Burkina Faso: Reinforcing a Budding Alliance
In the Sahel, building alliances is an urgent priority. The region is facing a threat from multiple extremist groups, including Ansaroul Islam and radicalized ISIS fighters returning from the Middle East.
Col.-Maj. Léon Traoré, the chief of Army staff in Burkina Faso, played a role in the planning of the new G5 Sahel Joint Force alliance that includes five Sahelian countries. Although the G5 force is not fully operational, Burkina Faso now has troops deployed along its borders with Mali and Niger and is working closely with those two countries.
“It doesn’t have to supplant our national efforts –– it will complement our national efforts,” Traoré said of the G5 force. “And in this sense, I think that it will permit all the countries of the G5 Sahel to reinforce their cooperation –– to see what we can do well alone and what we can do better together to improve our capacity for response.”

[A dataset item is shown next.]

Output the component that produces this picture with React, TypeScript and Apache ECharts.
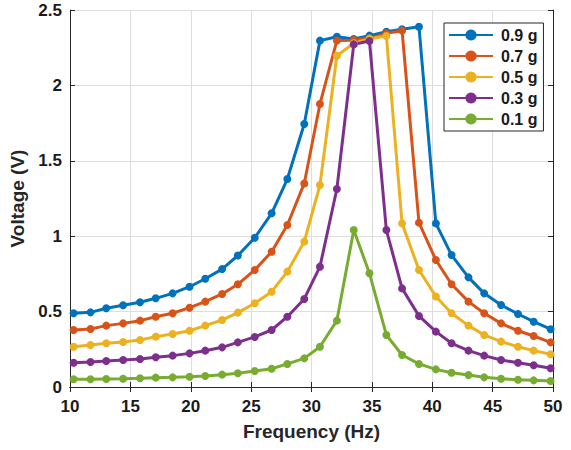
import React, { useEffect, useRef } from "react";
import * as echarts from "echarts";

const freq = [10.3, 11.7, 13.0, 14.4, 15.8, 17.1, 18.5, 19.9, 21.2, 22.6, 23.9, 25.3, 26.7, 28.0, 29.4, 30.7, 32.1, 33.5, 34.8, 36.2, 37.5, 38.9, 40.3, 41.6, 43.0, 44.3, 45.7, 47.1, 48.4, 49.8];

const g09 = [0.489, 0.495, 0.522, 0.542, 0.562, 0.588, 0.621, 0.665, 0.718, 0.782, 0.872, 0.99, 1.152, 1.379, 1.744, 2.297, 2.323, 2.308, 2.33, 2.356, 2.372, 2.389, 1.085, 0.875, 0.727, 0.621, 0.544, 0.484, 0.433, 0.383];
const g07 = [0.378, 0.385, 0.407, 0.422, 0.44, 0.466, 0.489, 0.526, 0.566, 0.617, 0.681, 0.776, 0.897, 1.074, 1.35, 1.877, 2.297, 2.3, 2.312, 2.345, 2.363, 1.09, 0.842, 0.681, 0.566, 0.489, 0.422, 0.373, 0.338, 0.296];
const g05 = [0.267, 0.279, 0.29, 0.298, 0.312, 0.334, 0.351, 0.373, 0.407, 0.444, 0.493, 0.555, 0.632, 0.765, 0.964, 1.339, 2.197, 2.28, 2.31, 2.328, 1.085, 0.776, 0.6, 0.489, 0.407, 0.345, 0.301, 0.267, 0.241, 0.217];
const g03 = [0.161, 0.166, 0.172, 0.179, 0.186, 0.197, 0.208, 0.223, 0.241, 0.263, 0.296, 0.332, 0.378, 0.466, 0.584, 0.798, 1.313, 2.272, 2.294, 1.041, 0.654, 0.471, 0.367, 0.29, 0.241, 0.208, 0.179, 0.161, 0.144, 0.124];
const g01 = [0.051, 0.051, 0.053, 0.055, 0.058, 0.062, 0.064, 0.068, 0.073, 0.082, 0.091, 0.106, 0.121, 0.153, 0.19, 0.267, 0.44, 1.041, 0.754, 0.345, 0.212, 0.153, 0.117, 0.095, 0.08, 0.064, 0.055, 0.048, 0.044, 0.04];

const seriesNames = ["0.9 g", "0.7 g", "0.5 g", "0.3 g", "0.1 g"];
const seriesValues = [g09, g07, g05, g03, g01];
const colors = ["#0072BD", "#D95319", "#EDB120", "#7E2F8E", "#77AC30"];

const xTicks = { min: 10, max: 50, interval: 5 };
const yTicks = { min: 0, max: 2.5, interval: 0.5 };

const FONT = "'Liberation Sans', Arial, sans-serif";

export default function App() {
  const ref = useRef<HTMLDivElement>(null);
  useEffect(() => {
    document.body.style.margin = "0";
    const chart = echarts.init(ref.current!, undefined, { renderer: "svg" });
    const axisLine = { show: true, lineStyle: { color: "#262626", width: 1 } };
    const tick = { show: true, inside: true, length: 5, lineStyle: { color: "#262626" } };
    const label = { color: "#1a1a1a", fontSize: 17, fontWeight: "bold" as const, fontFamily: FONT };
    const nameStyle = { color: "#262626", fontSize: 19, fontWeight: "bold" as const, fontFamily: FONT };
    chart.setOption({
      animation: false,
      backgroundColor: "#ffffff",
      grid: { left: 70, right: 18, top: 10, bottom: 63, containLabel: false },
      legend: {
        orient: "vertical",
        left: 444,
        top: 23,
        padding: [4, 6, 4, 4],
        itemWidth: 44,
        itemHeight: 14,
        itemGap: 5,
        backgroundColor: "#ffffff",
        borderColor: "#262626",
        borderWidth: 1,
        borderRadius: 0,
        textStyle: { color: "#1a1a1a", fontSize: 16, fontWeight: "bold", fontFamily: FONT, padding: [0, 0, 0, 3] },
        data: seriesNames,
      },
      xAxis: [
        {
          type: "value",
          min: xTicks.min,
          max: xTicks.max,
          interval: xTicks.interval,
          name: "Frequency (Hz)",
          nameLocation: "middle",
          nameGap: 35,
          nameTextStyle: nameStyle,
          axisLine,
          axisTick: tick,
          axisLabel: { ...label, margin: 11 },
          splitLine: { show: true, lineStyle: { color: "#dedede", width: 1 } },
        },
        {
          type: "value",
          position: "top",
          min: xTicks.min,
          max: xTicks.max,
          interval: xTicks.interval,
          axisLine,
          axisTick: tick,
          axisLabel: { show: false },
          splitLine: { show: false },
        },
      ],
      yAxis: [
        {
          type: "value",
          min: yTicks.min,
          max: yTicks.max,
          interval: yTicks.interval,
          name: "Voltage (V)",
          nameLocation: "middle",
          nameGap: 31,
          nameTextStyle: nameStyle,
          axisLine,
          axisTick: tick,
          axisLabel: { ...label, margin: 8, padding: [3, 0, 0, 0] },
          splitLine: { show: true, lineStyle: { color: "#dedede", width: 1 } },
        },
        {
          type: "value",
          position: "right",
          min: yTicks.min,
          max: yTicks.max,
          interval: yTicks.interval,
          axisLine,
          axisTick: tick,
          axisLabel: { show: false },
          splitLine: { show: false },
        },
      ],
      series: seriesNames.map((name, i) => ({
        name,
        type: "line",
        xAxisIndex: 0,
        yAxisIndex: 0,
        data: freq.map((f, j) => [f, seriesValues[i][j]]),
        symbol: "circle",
        symbolSize: 8,
        showSymbol: true,
        lineStyle: { color: colors[i], width: 3 },
        itemStyle: { color: colors[i] },
      })),
    });
    return () => chart.dispose();
  }, []);
  return <div ref={ref} style={{ width: 571, height: 450 }} />;
}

Although he has attended formal meetings of the regional defense chiefs, ALFS offered a more relaxed setting for Traoré to build a relationship with his neighboring countries. “I have met the chief of the army staff of Benin, of Mali, of Niger. We are neighboring countries, but it’s not often that we have the chance to meet,” Traoré said. “This forum is an opportunity to see each other, speak more directly about what concerns us and, in a larger manner, it’s about listening and drawing lessons from the experiences of other countries.”
Traoré said he appreciated the opportunity to hear from military officers from other countries and learn how they are battling extremism. “We appreciated hearing the experience of Nigeria in the fight against Boko Haram, because we have a group in our country linked, a bit, to Boko Haram,” he said. “We also saw the experience in the Horn of Africa battling al-Shabaab. I think that we will really take something away from this meeting.”